Cerebral blood volume and vasodilation are independently diminished by aging and hypertension: A near infrared spectroscopy study

Authors: SHAUL, MERAV - Jean Mayer Human Nutrition Research Center On Aging At Tufts University; HALLACOGLU, BERTAN - Tufts University; SASSAROLI, ANGELO - Tufts University; Shukitt-Hale, Barbara; FANTINI, SERGIO - Tufts University; ROSENBERG, IRWIN - Jean Mayer Human Nutrition Research Center On Aging At Tufts University; TROEN, ARON - Jean Mayer Human Nutrition Research Center On Aging At Tufts University

Submitted to: Journal of Alzheimer's Disease
Publication Type: Peer Reviewed Journal
Publication Acceptance Date: 5/19/2014
Publication Date: N/A
Citation: N/A

Interpretive Summary: The integrity of brain blood vessels is essential for the proper functioning of brain tissue. Increasingly, the brain vasculature is recognized to be an active player not only in the progression of cognitive decline, but possibly in its initiation as well. Structural changes in brain vasculature causing a decrease in adequate blood supply to the brain have been suggested to be promoted partly by aging, but also by high blood pressure (hypertension), a leading treatable cause of cognitive decline. In this study, we aimed to detect the changes in brain blood circulation associated with age and hypertension, and inquired whether decreased blood flow as a result of the natural processes of aging would be exacerbated by chronic hypertension. To this end, we used Near Infrared Spectroscopy (NIRS) which allows one to record in real time the cerebral blood volume (CBV) and assess the response of brain blood vessels to respiratory challenges. The impact of age and hypertension were evaluated by monitoring Normotensive Wistar-Kyoto (WKY) rats and Spontaneous-Hypertensive (SHR) rats at 4-months of age and repeating these measurements on the same animals at 16-months of age. Results showed that cerebral blood volume decreased markedly with age in both normotensive and hypertensive animals. Chronic hypertension, however, did not significantly aggravate this age-related decrease in CBV. In contrast, constriction of the blood vessels was already apparent in the hypertensive rats from a young age and further worsened by middle-age. The ability of absolute NIRS to distinguish between different properties and changes in brain vascular circulation in life may allow early detection and intervention to preserve cerebrovascular health with age.

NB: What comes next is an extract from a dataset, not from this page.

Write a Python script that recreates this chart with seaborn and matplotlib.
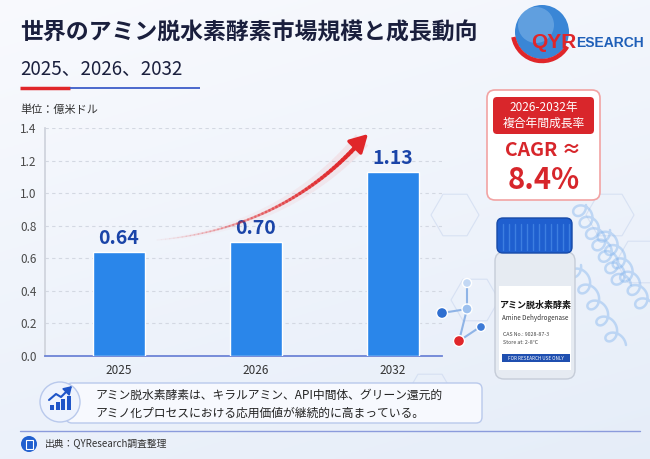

Technical Abstract: Senescent changes in brain microvascular circulation may cause or contribute to age-related cognitive decline. Such changes are promoted partly by aging, but also by chronic hypertension, a leading treatable cause of cognitive decline. We aimed to non-invasively detect in vivo the senescent changes in brain microvascular circulation associated with age and hypertension, and inquired whether decrements driven by aging would be exacerbated by chronic hypertension. In this longitudinal study, absolute Near Infrared Spectroscopy (NIRS) was used to quantify in vivo cerebral blood volume (CBV) and assess the hemodynamic response to a hypercapnic respiratory challenge in normotensive Wistar-Kyoto (WKY) and Spontaneous-Hypertensive (SHR) rats. The impact of age and hypertension were evaluated by repeating these measurements on the same animals at 4- and 16-months of age. CBV decreased markedly with age in both strains, from 4.5+/-0.2 to 2.6+/-0.1ml/100gr tissue, on average. Chronic hypertension, however, did not significantly exacerbate this age-related decrease in CBV (-48.1+/-3.7% in WKYs vs. -53.3+/-5.4% in SHRs). In contrast, vasoreactivity was already impaired in the young hypertensive rats (delta VMR 0.017+/-0.014 in young SHRs vs. 0.042+/-0.005 in young WKYs) and further worsened by middle-age (delta VMR 0.011+/-0.017 middle-aged SHRs). Whereas a decrease in brain blood volume correlated with age but not hypertension, vasodilatory capacity was diminished due to hypertension but did not appear affected by age alone. The ability of absolute NIRS to distinguish between such senescent changes in brain (micro)vascular circulation in life may allow early detection and intervention to preserve cerebrovascular health with age.